Dallas Mayor Eric Johnson is one city leader who has grown tired of the city’s downtrodden building permit reputation and has called for a fix to the city’s broken building permit system.
In his 2022 State of the City address on Tuesday, Dallas Mayor Eric Johnson outlined 10 major policy areas that local leadership can build on to improve the city’s financial and economic outlook compared to neighboring municipalities.
Dallas’ troublesome building permit backlog was on the list.
“Now, Mr. City Manager, we need you to take our city government to the next level by ensuring that the services we offer, such as those in our city’s permitting office, are first-class and customer-centric,” said Johnson.
“I know our city council is ready to give you whatever tools you need to make that happen. We need urgency, and we need results,” he told Dallas City Manager T.C. Broadnax.
In terms of new residential construction permits created in October, the area with the highest amount of permit activity was recorded in District 2, near the Highland Park area of Dallas.
District 2, led by Councilmember Jesse Moreno, had the highest activity, with 33 permits created. District 7, led by Councilmember Adam Bazaldua came in second with 30 permits created.
In comparison, Councilmembers Omar Narvaez of District 6 and Tennell Atkins of District 8 each had 26 new construction permits created for the month.
District 3’s Councilmember Casey Thomas II and District 11’s Councilmember Jaynie Schultz had the least amount of new construction permit activity in their respective communities, averaging only one new construction permit each.

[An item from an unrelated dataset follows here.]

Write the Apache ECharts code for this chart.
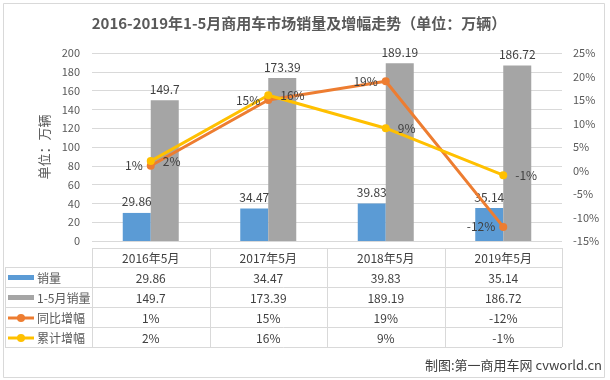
<!DOCTYPE html>
<html><head><meta charset="utf-8">
<script src="https://cdn.jsdelivr.net/npm/echarts@6/dist/echarts.min.js"></script>
<style>html,body{margin:0;padding:0;background:#fff}#c{width:610px;height:380px}</style>
</head><body><div id="c"></div>
<script>
var categories = ['2016年5月', '2017年5月', '2018年5月', '2019年5月'];
var monthSales = [29.86, 34.47, 39.83, 35.14];
var ytdSales = [149.7, 173.39, 189.19, 186.72];
var yoyGrowth = [1, 15, 19, -12];
var ytdGrowth = [2, 16, 9, -1];
var seriesNames = ['销量', '1-5月销量', '同比增幅', '累计增幅'];
var leftTicks = [0, 200, 20];
var rightTicks = [-15, 25, 5];

var FONT = '"Noto Sans CJK SC", sans-serif';
var TXT = '#595959';
var colors = ['#5B9BD5', '#A5A5A5', '#ED7D31', '#FFC000'];
var G = {left: 92, right: 562, top: 53, bottom: 241};

var chart = echarts.init(document.getElementById('c'));

function pct(p) { return p.value + '%'; }

var g = [];
var colW = (G.right - G.left) / categories.length;
var rowTop = [248, 267, 287, 307, 327, 347];
var lineColor = '#D9D9D9';
function hline(x1, x2, y) { g.push({type: 'line', shape: {x1: x1, y1: y + 0.5, x2: x2, y2: y + 0.5}, style: {stroke: lineColor, lineWidth: 1}, silent: true}); }
function vline(x, y1, y2) { g.push({type: 'line', shape: {x1: x + 0.5, y1: y1, x2: x + 0.5, y2: y2}, style: {stroke: lineColor, lineWidth: 1}, silent: true}); }
g.push({type: 'rect', shape: {x: 3.5, y: 3.5, width: 601, height: 374}, style: {fill: 'none', stroke: '#D9D9D9', lineWidth: 1}, silent: true});
hline(G.left, G.right, rowTop[0]);
for (var r = 1; r < rowTop.length; r++) hline(5, G.right, rowTop[r]);
vline(5, rowTop[1], rowTop[5]);
for (var c = 0; c <= categories.length; c++) vline(Math.round(G.left + c * colW), rowTop[0], rowTop[5]);
function cellText(txt, cx, cy, align) {
  g.push({type: 'text', x: cx, y: cy, style: {text: txt, fill: '#404040', font: '12px ' + FONT, textAlign: align || 'center', textVerticalAlign: 'middle'}, silent: true});
}
categories.forEach(function (cat, i) { cellText(cat, G.left + (i + 0.5) * colW, (rowTop[0] + rowTop[1]) / 2 + 1); });
var rows = [monthSales, ytdSales, yoyGrowth, ytdGrowth];
rows.forEach(function (arr, r) {
  var cy = (rowTop[r + 1] + rowTop[r + 2]) / 2 + 1;
  arr.forEach(function (v, i) { cellText(r >= 2 ? v + '%' : String(v), G.left + (i + 0.5) * colW, cy); });
  if (r < 2) {
    g.push({type: 'rect', shape: {x: 8, y: cy - 3, width: 26, height: 5}, style: {fill: colors[r]}, silent: true});
  } else {
    g.push({type: 'line', shape: {x1: 8, y1: cy, x2: 34, y2: cy}, style: {stroke: colors[r], lineWidth: 3}, silent: true});
    g.push({type: 'circle', shape: {cx: 21, cy: cy, r: 4}, style: {fill: colors[r]}, silent: true});
  }
  g.push({type: 'text', x: 37, y: cy, style: {text: seriesNames[r], fill: TXT, font: '12px ' + FONT, textAlign: 'left', textVerticalAlign: 'middle'}, silent: true});
});
g.push({type: 'text', x: 602, y: 365, style: {text: '制图:第一商用车网 cvworld.cn', fill: '#404040', font: '13px ' + FONT, textAlign: 'right', textVerticalAlign: 'middle'}, silent: true});
g.push({type: 'text', x: 299, y: 23, style: {text: '2016-2019年1-5月商用车市场销量及增幅走势（单位：万辆）', fill: TXT, font: 'bold 15px ' + FONT, textAlign: 'center', textVerticalAlign: 'middle'}, silent: true});

chart.setOption({
  animation: false,
  backgroundColor: '#fff',
  grid: {left: G.left, right: 610 - G.right, top: G.top, bottom: 380 - G.bottom},
  xAxis: {type: 'category', data: categories, axisLine: {show: false}, axisTick: {show: false}, axisLabel: {show: false}},
  yAxis: [
    {type: 'value', min: leftTicks[0], max: leftTicks[1], interval: leftTicks[2],
      name: '单位：万辆', nameLocation: 'middle', nameGap: 40, nameRotate: 90,
      nameTextStyle: {fontFamily: FONT, fontSize: 13, color: TXT},
      axisLabel: {fontFamily: FONT, fontSize: 11, color: TXT, margin: 12},
      axisLine: {show: false}, axisTick: {show: false},
      splitLine: {lineStyle: {color: '#D9D9D9'}}},
    {type: 'value', min: rightTicks[0], max: rightTicks[1], interval: rightTicks[2],
      axisLabel: {fontFamily: FONT, fontSize: 11, color: TXT, margin: 11, formatter: '{value}%'},
      axisLine: {show: false}, axisTick: {show: false}, splitLine: {show: false}}
  ],
  series: [
    {name: seriesNames[0], type: 'bar', data: monthSales, barWidth: 28, barGap: '0%', itemStyle: {color: colors[0]},
      label: {show: true, position: 'top', distance: 5, fontFamily: FONT, fontSize: 12, color: '#404040'}},
    {name: seriesNames[1], type: 'bar', data: ytdSales, barWidth: 28, barGap: '0%', itemStyle: {color: colors[1]},
      label: {show: true, position: 'top', distance: 5, fontFamily: FONT, fontSize: 12, color: '#404040'}},
    {name: seriesNames[2], type: 'line', yAxisIndex: 1, data: yoyGrowth, symbol: 'circle', symbolSize: 8,
      lineStyle: {width: 3, color: colors[2]}, itemStyle: {color: colors[2]},
      label: {show: true, position: 'left', distance: 4, formatter: pct, fontFamily: FONT, fontSize: 12, color: '#404040'}},
    {name: seriesNames[3], type: 'line', yAxisIndex: 1, data: ytdGrowth, symbol: 'circle', symbolSize: 8,
      lineStyle: {width: 3, color: colors[3]}, itemStyle: {color: colors[3]},
      label: {show: true, position: 'right', distance: 8, formatter: pct, fontFamily: FONT, fontSize: 12, color: '#404040'}}
  ],
  graphic: g
});
</script></body></html>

When analyzing the commercial side of new construction permit activity, District 14, led by Councilmember Paul E. Ridley, had the highest creation rate, averaging 102 permits created in October.
Moreno’s District 2 came in a close second with 88 new commercial construction permits created.
Districts 6 and 7 had 33 and 23 commercial permits created, respectively.
Councilmembers Paula Blackmon of District 9 and Gay Donnell Willis of District 13 had no new commercial construction permit activity in October.
In October 2022, DSD’s single-family permit count was 332, with a total construction valuation of $114,762,500, according to DSD’s Permit Valuation Report.
For comparison, in October 2021, DSD reported a permit count of 167 with a total valuation of $61,705,500. This represents a 98.8% increase in permit count and a $53,057,000 bump in valuation.
For the multi-family permit count, Dallas had roughly 141% more activity in 2022 than in 2021. Multi-family permit count averaged 152 in October, up from 63 the year before. The difference in construction valuation between the two years amounted to $288,349,813.
The permit count for commercial projects also increased in 2022, rising from 22 in October 2021 to 83 this year. The difference in construction valuation from October 2021 to 2022 was $215,037,869.
The Dallas Express reached out to Chief Building Official and DSD Director Andrew Espinoza for comment on the NCHM, but he was not immediately available for comment.